TWO WEEKS AGO the Carter administration acceded to the House and withdrew an attempt to drastically reduce the federal impact-aid and direct student-loan programs. In return, the House leadership promised to beat back attempts to increase appropriations for the $61.3 billion Labor-HEW bill, which it subsequently did. The second part of the compromise involved an agreement by HEW Secretary Joseph A. Califano Jr. to restudy the impact-aid and student-loan programs.
Now you could regard the restudy as nothing more than face-saving to cover an administration defeat. What the President wanted to do was not new. Both the Nixon and Ford administrations had also unsuccessfully sought to cut back these programs, and both had discovered that the programs have considerable politican appeal. But we hope the administration will take a larger view of the matter, for there is an opportunity in the restudying process to reconsider these programs in a way that might actually move the issues involved off dead center.
The Carter administration was weeking to slice impact-aid subsidies to public schools attended by children of federal and military employees so that schools would receive money only for the education of those students who actually live on government property or military bases. As we've said before, a narrowing and perhaps a phased shutdown of the program are in order, provided that other, more suitable ways are found to compensate for the unusual burdens of the federal presence.

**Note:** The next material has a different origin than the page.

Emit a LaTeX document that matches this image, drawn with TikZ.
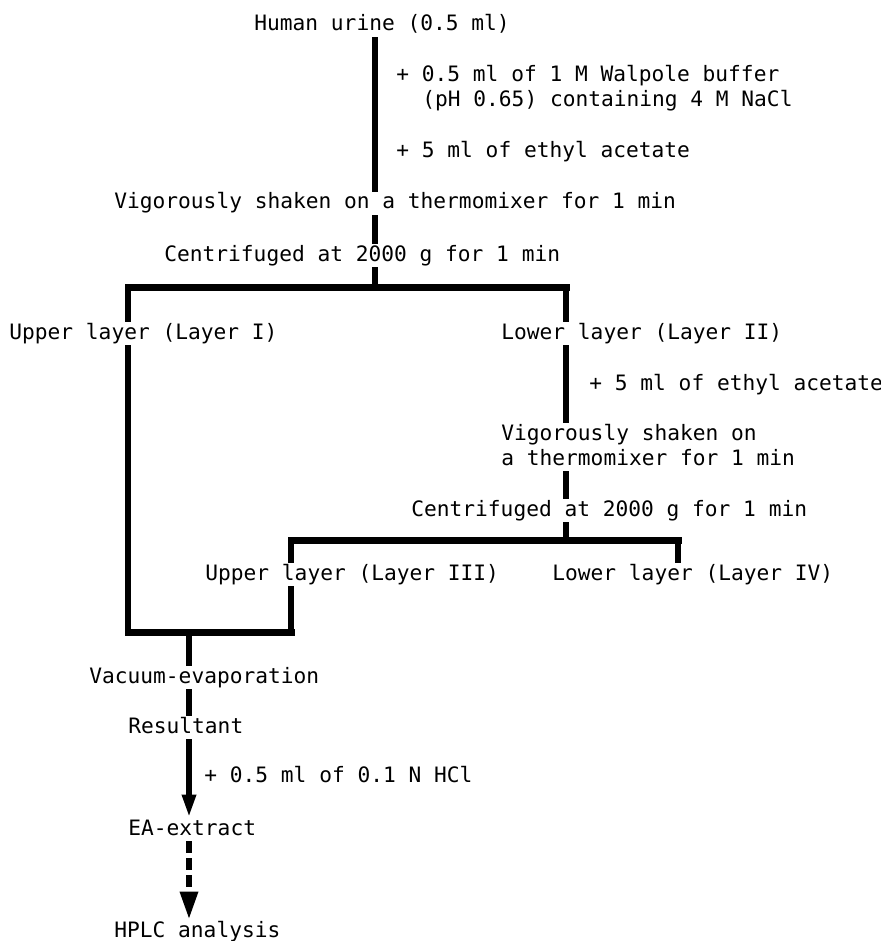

The student-loan situation is less clear. The administration wanted to reduce and then eliminate new federal payments to the 20-year-old. National Direct Student Loan program (NDSL) and allow the Guaranteed Student Loan Program (GSLP) to exist as the only federally supported loan program. (Under the GSLP, private lending institutions make the loans, but their repayment is guaranteed by the federal government.)
The education lobbies and many educators opposed this proposal, arguing, among other things, that many students aren't able to get GSLP loans because of the lack of participating institutions in their area or because of the participating institutions' restrictive lending policies. They also asserted that most institutions were more interested in getting their rate of return - GSLP loans are given at 7 per cent interest; NDSL loans are given at 3 per cent interest - than in aiding students gain an education. Much of this criticism was substantiated by a consultant's report done last year for HEW's Office of Education. The report found that low-income students, minority students and students whose parents weren't customers of the bank had significant difficulty in securing loans. The Carter administration, on the other hand, argues that the financial needs of these students can be met by the NDSL revolving loan fund (through which educational institutions make loans from the payments they receive from former students) coupled with an improved GSLP and federal aid-to-education grant programs.
The administration has the worst of this argument, in our view, though not by much. For there are flaws in the NDSL program, such as the lack of hard data on several key aspects of the program and its high default rate. What all this means is that a fresh study of the loan effort could be extremely profitable for the federal government, private lending institutions and, above all, for the students themselves.